Saturday, July 23, 2011

Sucker Punch - 3/5

Zack Snyder is a man after my own heart. He does a decent job updating "Dawn Of The Dead", makes a visual feast out of "300", and keeps it true with a capital 'T' on "Watchmen". That's why "Sucker Punch" was supposed to be an epic film of glitz and action. Key word: supposed. Not that the film is horrible, it certainly strikes out to visually captivate and stun, but it's lacking depth and coherency undermines the experience. It gets the job done with enough style and flair to showcase Snyder's visual directing strengths, but it also fails to deliver on the more intelligent scripting levels it needed to to be the film it desperately wanted to.

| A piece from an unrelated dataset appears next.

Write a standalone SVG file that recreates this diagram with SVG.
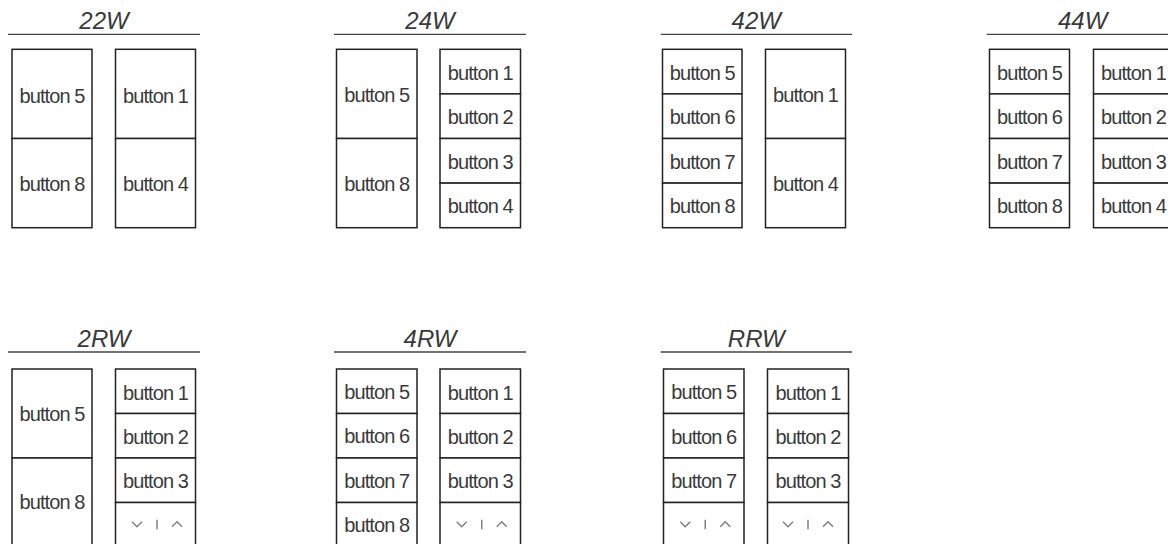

Babydoll (Browning) has little time to do what needs to be done. After accidentally killing her sister while trying to save her, she is committed to a mental hospital and sits on a list to be lobotomized...very quickly. So she plans to escape, but she can only do it with the help of some of her fellow femme fatale sisters who favor her plan. With the help of a grand scheme, some items, and a very vivid imagination that takes her to new realms of fantasy, Babydoll just might make it out....

The entire time I was watching "Sucker Punch", I felt disappointed. The story just wasn't where it needed to be for it to work like it wanted. The character development is weak, the acting is mediocre (particularly from our leading ladies), and the duel reality plot fizzes in and out with the detailing character play. For a film that needed this parallel universe gimmick to be its center (with the reality of her mental institutional prison and the brothel), the film rarely gives us enough time jumping back and forth between the two to justify its means. You understand what is happening, but the trick isn't as clever as the film seems to think it is. Partnered with the weak character arcs and interactions, the basic foundation of the film is rocky at best and not enough to build the epic film it wanted to be on top of it.

What does make "Sucker Punch" a fantastic watch is Snyder's style as a director. Even if his writing is mediocre at best, he knows what he wants it to look like and pours the fantastical elements on in heaps. The opening prelude of Babydoll's incarceration is artsy in all the odd modern ways with its focus on the music and limited on scene dialogue and, of course, the action sequences for the escape attempt are jaw dropping. When I was told Snyder threw everything in but the kitchen sink, they weren't lying. Twenty foot tall samurai with gatling guns, undead Nazi robots, exploding zeppelins, cybernetic soldier robots, a dragon/helicopter chase...damn...this guy knows how to pierce the cult film fan's heart! The robot fight on the train is wicked awesome with its limited edits and swirling camera shots and the the extensive CGI work is well done enough to even ice over my classic special effect loving soul.  Although many are yelling out about watching young women in tiny skirts blow up shit and kill more shit, I think Snyder knew that ten years from now, these kinds of moves would make this film a cult classic, even if the critics now hammer it with poor ratings.

The bottom line remains that "Sucker Punch" is just a mediocre film. Although as much fun as he must have had with the visual aspects of the film and its artsy cult presentation, the script is under developed and it hurts the film in some big ways. Even the ending (which I'm assuming is the 'sucker punch' of the tale) seems a bit of a missed target as it does seemingly come out of the blue and leave too many things untouched. "Sucker Punch" is certainly disappointing (from Snyder especially), but cult fans will find much to love in its fantasy elements. Undead Nazi robots....not near enough of those in film.

BONUS RANT: I accidentally caught the theatrical version of the film rather than its extended cut. From what I hear, the extended cut is much better. When I get around to watching the extended cut, I will post the reaction on the bottom of this review to see if it improves the overall quality of the picture.